The antenna includes sequential low and higher impedance sections interconnected by substantially orthogonal sections, and by diagonal sections. This arrangement allows the construction of shorting switches between the adjacent low and higher impedance sections to provide for electronically switchable control of the length of the meander line and thus the center frequency of the attached antenna. These switches may take any suitable form, such as mechanical switches or electronically controllable switches such as pin diodes.
Essentially this design relies on discrete switch elements to short out sections of the meander line tuning module. The frequency of operation is thus changed by changing the net time delay through the module. A multiplicity of switches and their attending complex control circuitry is needed to tune the meander line antenna. Therefore, what is needed is a more efficient way to tune a meander line antenna. A method of tuning involving adjusting only one voltage is also needed.
The present invention offers an alternative method of tuning a meander line antenna.
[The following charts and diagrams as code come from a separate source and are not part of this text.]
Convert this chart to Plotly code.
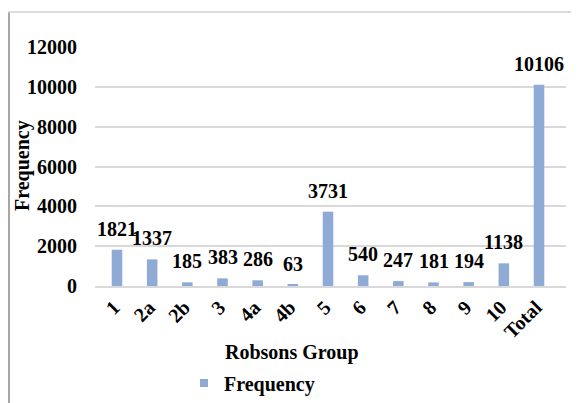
import plotly.graph_objects as go

categories = ["1", "2a", "2b", "3", "4a", "4b", "5", "6", "7", "8", "9", "10", "Total"]
frequency = [1821, 1337, 185, 383, 286, 63, 3731, 540, 247, 181, 194, 1138, 10106]
y_ticks = [0, 2000, 4000, 6000, 8000, 10000, 12000]

FONT = "Liberation Serif, Times New Roman, serif"
BAR = "#8faad4"

fig = go.Figure()
fig.add_trace(go.Bar(
    x=categories, y=frequency, name="Frequency", showlegend=False,
    marker=dict(color=BAR, line=dict(width=0)),
    width=0.3,
))
# legend entry with a small square swatch, as in the original
fig.add_trace(go.Scatter(
    x=[None], y=[None], mode="markers", name="Frequency",
    marker=dict(symbol="square", size=8, color=BAR),
))

for i, v in enumerate(frequency):
    fig.add_annotation(x=i, y=v, text=str(v), showarrow=False,
                       yanchor="bottom", yshift=8,
                       font=dict(family=FONT, size=20, color="black", weight="bold"))

# page body adds an 8px offset; figure coordinates = screen - 8
OFF = 8
W, H = 571, 395
L, T = 95 - OFF, 47 - OFF
R = W - (566 - OFF)
B = H - (286 - OFF)
pw, ph = W - L - R, H - T - B

def px(x):
    return (x - OFF - L) / pw

def py(y):
    return (H - B - (y - OFF)) / ph

fig.add_annotation(xref="paper", yref="paper", x=px(292), y=py(352),
                   text="Robsons Group", showarrow=False,
                   xanchor="center", yanchor="middle",
                   font=dict(family=FONT, size=20, color="black", weight="bold"))
fig.add_annotation(xref="paper", yref="paper", x=px(22), y=py(166),
                   text="Frequency", showarrow=False, textangle=-90,
                   xanchor="center", yanchor="middle",
                   font=dict(family=FONT, size=20, color="black", weight="bold"))

fig.add_shape(type="line", xref="paper", yref="paper",
              x0=px(9), x1=px(9), y0=py(12), y1=py(410),
              line=dict(color="#a6a6a6", width=2))
fig.add_shape(type="line", xref="paper", yref="paper",
              x0=px(8), x1=px(577), y0=py(12), y1=py(12),
              line=dict(color="#d0d0d0", width=1.5))

fig.update_layout(
    width=W, height=H,
    margin=dict(l=L, r=R, t=T, b=B, autoexpand=False),
    paper_bgcolor="white", plot_bgcolor="white",
    font=dict(family=FONT, size=20, color="black", weight="bold"),
    showlegend=True,
    legend=dict(orientation="h", x=px(184), y=py(383), xanchor="left", yanchor="middle",
                font=dict(family=FONT, size=20, color="black", weight="bold"),
                bgcolor="rgba(0,0,0,0)"),
    bargap=0.7,
)
fig.update_xaxes(tickangle=-45, showgrid=False, showline=True, linecolor="#d9d9d9",
                 linewidth=1.5, ticks="", ticklabelshift=-3, automargin=False,
                 tickfont=dict(family=FONT, size=20, weight="bold"))
fig.update_yaxes(range=[0, 12000], tickvals=y_ticks, ticktext=[str(t) for t in y_ticks],
                 showgrid=True, gridcolor="#d9d9d9", automargin=False,
                 gridwidth=1.5, zeroline=False, showline=False, ticks="",
                 ticklabelstandoff=17,
                 tickfont=dict(family=FONT, size=20, weight="bold"))

fig.write_html("out.html")
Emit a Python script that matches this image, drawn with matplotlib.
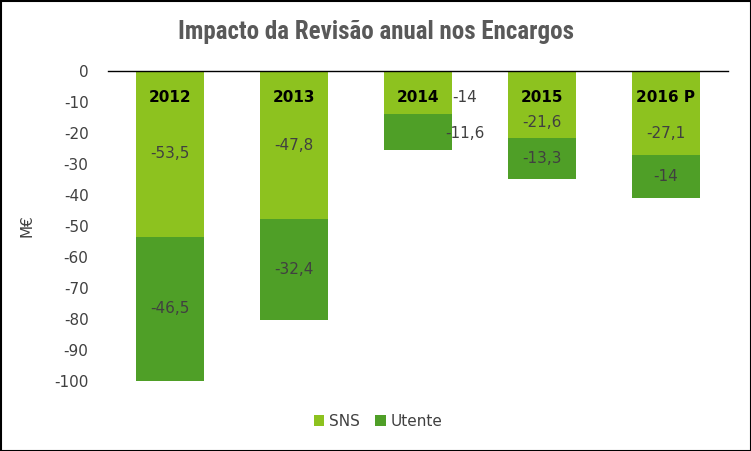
import matplotlib.pyplot as plt
from matplotlib.patches import Rectangle

# dados (M€)
anos = ['2012', '2013', '2014', '2015', '2016 P']
sns_vals = [-53.5, -47.8, -14, -21.6, -27.1]
utente_vals = [-46.5, -32.4, -11.6, -13.3, -14]
sns_txt = ['-53,5', '-47,8', '-14', '-21,6', '-27,1']
utente_txt = ['-46,5', '-32,4', '-11,6', '-13,3', '-14']

cor_sns = '#8dc21f'
cor_utente = '#4f9f27'
cinza = '#404040'

W, H = 751, 451
fig = plt.figure(figsize=(W/100, H/100), dpi=100)
ax = fig.add_axes([108/W, 1-381/H, 620/W, 310/H])

x = list(range(len(anos)))
largura = 0.555
ax.bar(x, sns_vals, largura, color=cor_sns, label='SNS', zorder=2)
ax.bar(x, utente_vals, largura, bottom=sns_vals, color=cor_utente, label='Utente', zorder=2)

ax.set_xlim(-0.5, 4.5)
ax.set_ylim(-100, 0)
ax.set_yticks(range(-100, 1, 10))
ax.set_yticklabels([str(v) for v in range(-100, 1, 10)])
ax.tick_params(axis='y', length=0, pad=14, labelsize=11, labelcolor=cinza)
ax.set_xticks([])
for s in ['left', 'right', 'bottom']:
    ax.spines[s].set_visible(False)
ax.spines['top'].set_color('black')
ax.spines['top'].set_linewidth(1.0)
ax.spines['top'].set_zorder(3)

ax.set_ylabel('M€', fontsize=11, color=cinza, labelpad=14)

# rótulos dos anos e valores
for i in x:
    ax.text(i, -8.5, anos[i], ha='center', va='center', fontsize=11,
            fontweight='bold', color='black', zorder=4)
    s, u = sns_vals[i], utente_vals[i]
    if i == 2:
        # 2014: rótulos deslocados para a direita
        ax.text(i + 0.38, -8.5, sns_txt[i], ha='center', va='center',
                fontsize=11, color=cinza, zorder=4)
        ax.text(i + 0.38, -20, utente_txt[i], ha='center', va='center',
                fontsize=11, color=cinza, zorder=4)
        continue
    ys = s/2 if i < 2 else -16.5
    if i == 4:
        ys = -20
    ax.text(i, ys, sns_txt[i], ha='center', va='center', fontsize=11,
            color=cinza, zorder=4)
    ax.text(i, s + u/2, utente_txt[i], ha='center', va='center', fontsize=11,
            color=cinza, zorder=4)

fig.text(376/W, 1-32/H, 'Impacto da Revisão anual nos Encargos',
         ha='center', va='center', fontsize=18, fontweight='bold',
         color='#595959', family=['Roboto Condensed', 'DejaVu Sans'])

fig.legend(loc='center', bbox_to_anchor=(378/W, 1-421/H), ncol=2, frameon=False,
           fontsize=11, handlelength=0.7, handleheight=0.7, handletextpad=0.3,
           columnspacing=1.0, labelcolor=cinza)

fig.patches.append(Rectangle((0.5/W, 0.5/H), 1-1/W, 1-1/H, transform=fig.transFigure,
                             fill=False, edgecolor='black', linewidth=1.5))

fig.savefig('out.png', dpi=100)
A layer of PN semiconductor material is inserted between a ground plane and a base element. A dc voltage is applied between the ground plane and the base element. A change in capacitance between the ground plane and the base element is effected. The impedance of the base element is thus changed, resulting in a change in the delay through the meander line tuning module as the propagation constant. This change in delay tunes the meander line antenna in the same manner as discrete switch elements by adjusting only a single voltage.
Therefore, it is an aspect of this invention to provide a more efficient and robust means of tuning a meander line antenna.
It is another aspect of the invention to provide a method for tuning a meander line antenna that does not rely on a multiplicity of discrete switch elements.
It is a further aspect of the invention to provide a method for tuning a meander line antenna that relies on tuning a single voltage.
These aspects of the invention are not meant to be exclusive and other features, aspects, and advantages of the present invention will be readily apparent to those of ordinary skill in the art when read in conjunction with the appended claims and accompanying drawings.